O reflexo deste vetusto paradigma patrimonial concebido sob a noção de uma família perpétua é a proliferação de litígios ocasionados pela sua incidência em caso de ruptura, onerando o Estado e estimulando a cultura do conflito.
Embora os dados sejam escassos, um levantamento exemplificativo no Foro João Mendes Jr. (ZARIAS, 2008, pp. 239-240), em São Paulo-SP, demonstra que as lides envolvendo divórcio e dissolução de união estável somente são superadas por pedidos de alimentos e sua execução, sendo portanto significativo o impacto do regime legal em vigor na litigiosidade nas varas de família.
Não é demais enfático lembrar que, com o recente reconhecimento da união estável entre pessoas do mesmo sexo, a demanda por partilha de bens legalmente presumidos de ambos os companheiros irá incorporar mais estar parcela de litigiosidade ainda não mensurável.
A evolução do regime legal de bens no matrimônio tem caminhado no sentido de sua extinção, ante a patente desinstitucionalização da família, transmutada em locus de realização do indivíduo, cuja manutenção é justificada apenas enquanto realiza esta dimensão existencial.
Maria Berenice Dias corrobora (DIAS, 2004, p. 46):
A exaustiva regulamentação da união estável a faz objeto de um dirigismo estatal não querido pelos conviventes.

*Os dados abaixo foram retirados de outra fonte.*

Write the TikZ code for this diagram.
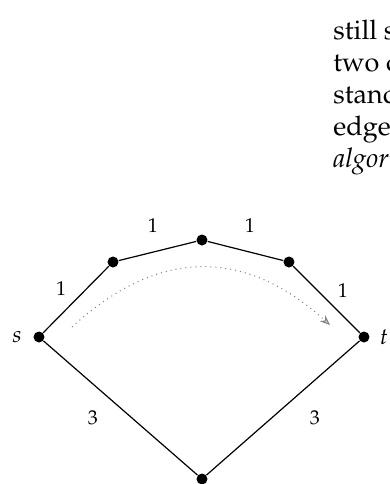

Como são relações de caráter privado, cabe questionar a legitimidade de sua publicização. Passou o Estado a regular não só os vínculos que buscam o respaldo legal para se constituir, mas também os relacionamentos que escolhem seus próprios caminhos e que não desejam qualquer interferência. (…) No momento em que o formato hierárquico da família cedeu à sua democratização, em que as relações são muito mais de igualdade e de respeito mútuo e o traço fundamental é a lealdade, não mais existem razões, morais, religiosas, políticas, físicas ou naturais, que justifiquem essa excessiva e indevida ingerência do Estado na vida das pessoas. A esfera privada das relações conjugais tende cada vez mais a repudiar a interferência do público, não se podendo deixar de concluir que está ocorrendo uma verdadeira estatização do afeto.